I read somewhere in these threads that these engines have a low compression ratio because they were built to run on low octane gas( i think he said like 78 octane)because that's what they ran in the 70's.He went on to say this is the reason they run hot because they can't burn all the fuel,meaning that the engine is essentially on choke constantly.
the unburned fuel then goes out the exhaust,This might explain why mine backfires so much.It blew the muffler appart first,now the Y-pipe is coming apart!!If this is all true what can I do about it?Is there a way to lower the octane of the gas you buy?
The lower the octane number the easier it is for the fuel to ignite. An incomplete burn could be due to several reasons such as air fuel ratio, timing, combustion chamber design, ect. not the octane rating of the fuel.
I remember reading the operators manual for my dad's GI GMC trucks. They had some low compression, I almost want to say in the 6's. They spec'd 67 octane. This was from 1952, but man, 67? The 534 is a product of 1950s engineering, but not early '50s.....

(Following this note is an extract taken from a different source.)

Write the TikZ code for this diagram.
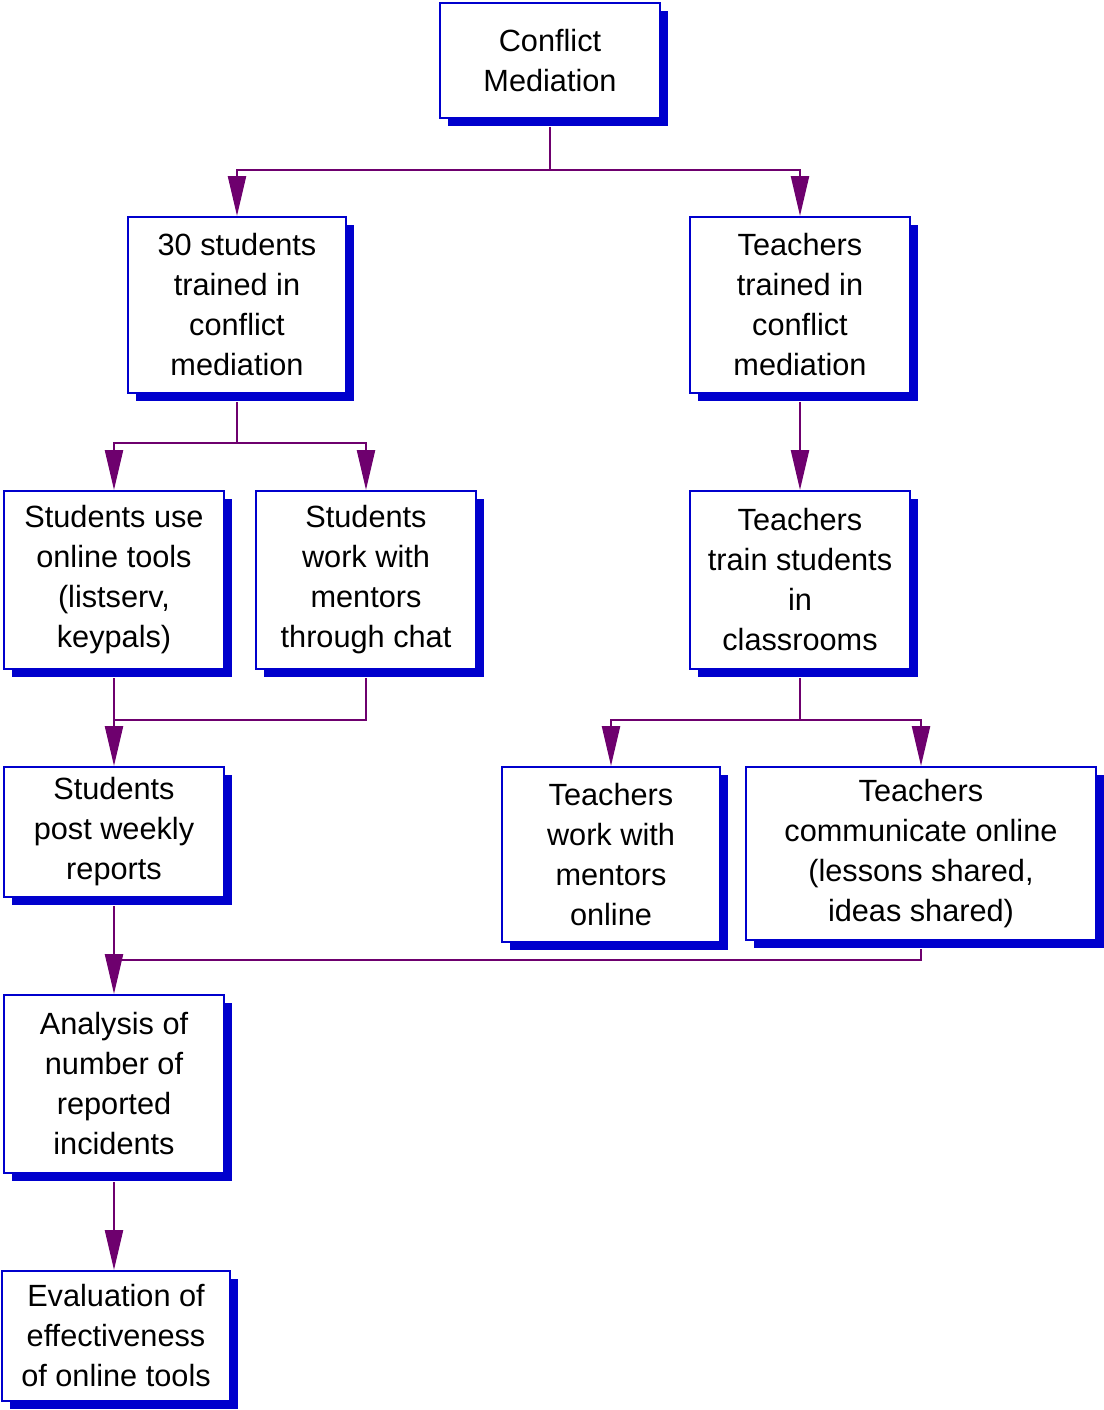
\documentclass[tikz,border=0pt]{standalone}
\usepackage{fontspec}
\setmainfont{Liberation Sans}
\usetikzlibrary{positioning,arrows.meta,shadows}
\definecolor{boxblue}{RGB}{0,0,205}
\definecolor{linkpurple}{RGB}{110,0,110}

\begin{document}
\begin{tikzpicture}[x=1pt,y=-1pt,
				block/.style={draw=boxblue,line width=2pt,fill=white,rectangle,align=center,inner sep=0pt,
					font=\fontsize{30.7}{40}\selectfont,minimum width=220pt,
					drop shadow={shadow xshift=8pt,shadow yshift=-8pt,fill=boxblue,opacity=1}},
				link/.style={draw=linkpurple,line width=2.4pt},
				flow/.style={link,-{Triangle[length=40pt,width=18pt]}}]
				\useasboundingbox (0,0) rectangle (1103,1410);

				\node (CONF)     [block,minimum height=115pt] at (550,60.5)  {Conflict\\Mediation};
				\node (STUD)     [block,minimum width=218pt,minimum height=176pt] at (237,305) {30 students\\trained in\\conflict\\mediation};
				\node (TEACH)    [block,minimum height=176pt] at (800,305)  {Teachers\\trained in\\conflict\\mediation};
				\node (TOOLS)    [block,minimum height=178pt] at (114,580)  {Students use\\online tools\\(listserv,\\keypals)};
				\node (CHAT)     [block,minimum height=178pt] at (366,580)  {Students\\work with\\mentors\\through chat};
				\node (TRAIN)    [block,minimum height=178pt] at (800,580)  {Teachers\\train students\\in\\classrooms};
				\node (REPORTS)  [block,minimum height=130pt] at (114,832)  {Students\\post weekly\\reports};
				\node (MENTORS)  [block,minimum width=218pt,minimum height=175pt] at (611,854.5) {Teachers\\work with\\mentors\\online};
				\node (ONLINE)   [block,minimum width=350pt,minimum height=173pt] at (921,853.5) {Teachers\\communicate online\\(lessons shared,\\ideas shared)};
				\node (ANALYSIS) [block,minimum height=178pt] at (114,1084) {Analysis of\\number of\\reported\\incidents};
				\node (EVAL)     [block,minimum width=228pt,minimum height=130pt] at (116,1336) {Evaluation of\\effectiveness\\of online tools};

				\coordinate (J1) at (CONF.south |- 0,170);
				\coordinate (J2) at (STUD.south |- 0,443);
				\coordinate (J3) at (TOOLS.south |- 0,720);
				\coordinate (J4) at (TRAIN.south |- 0,720);
				\coordinate (J5) at (REPORTS.south |- 0,960);

				% top split
				\draw[link] ([yshift=-8pt]CONF.south) -- (J1);
				\draw[flow] (J1) -| (STUD.north);
				\draw[flow] (J1) -| (TEACH.north);
				% students branch
				\draw[link] ([yshift=-8pt]STUD.south) -- (J2);
				\draw[flow] (J2) -| (TOOLS.north);
				\draw[flow] (J2) -| (CHAT.north);
				\draw[link] ([yshift=-8pt]CHAT.south) |- (J3);
				\draw[flow] ([yshift=-8pt]TOOLS.south) -- (REPORTS.north);
				% teachers branch
				\draw[flow] ([yshift=-8pt]TEACH.south) -- (TRAIN.north);
				\draw[link] ([yshift=-8pt]TRAIN.south) -- (J4);
				\draw[flow] (J4) -| (MENTORS.north);
				\draw[flow] (J4) -| (ONLINE.north);
				% merge
				\draw[link] ([yshift=-8pt]ONLINE.south) |- (J5);
				\draw[flow] ([yshift=-8pt]REPORTS.south) -- (ANALYSIS.north);
				\draw[flow] ([yshift=-8pt]ANALYSIS.south) -- (ANALYSIS.south |- EVAL.north);
			\end{tikzpicture}
\end{document}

I don't know about that , because we had 3 T950.s all 1964s bought new one 534 5x4
and two with Cummings 5x4. I usually drove a diesel and the gas job will blow the doors
of the other two and that inludes Macks Petes etc. You didnt even need the aux trans
they started talking around 3000 rpms tough on gas maybe 3mpg, never broke never
failed, so for $0.30 a gal nobody cared. sam
if you find you have no problems with timing, leaks, fuel pressure, etc. that is causing your rich condition, and you think it may be from the octane (probably not, but I'm no engineer) increase your compression. you can shave the block and heads, run a domed piston, or blow it with a turbo or supercharger, get it up to 11, 12: 1 and you wont have a rich condition, or a lack of power!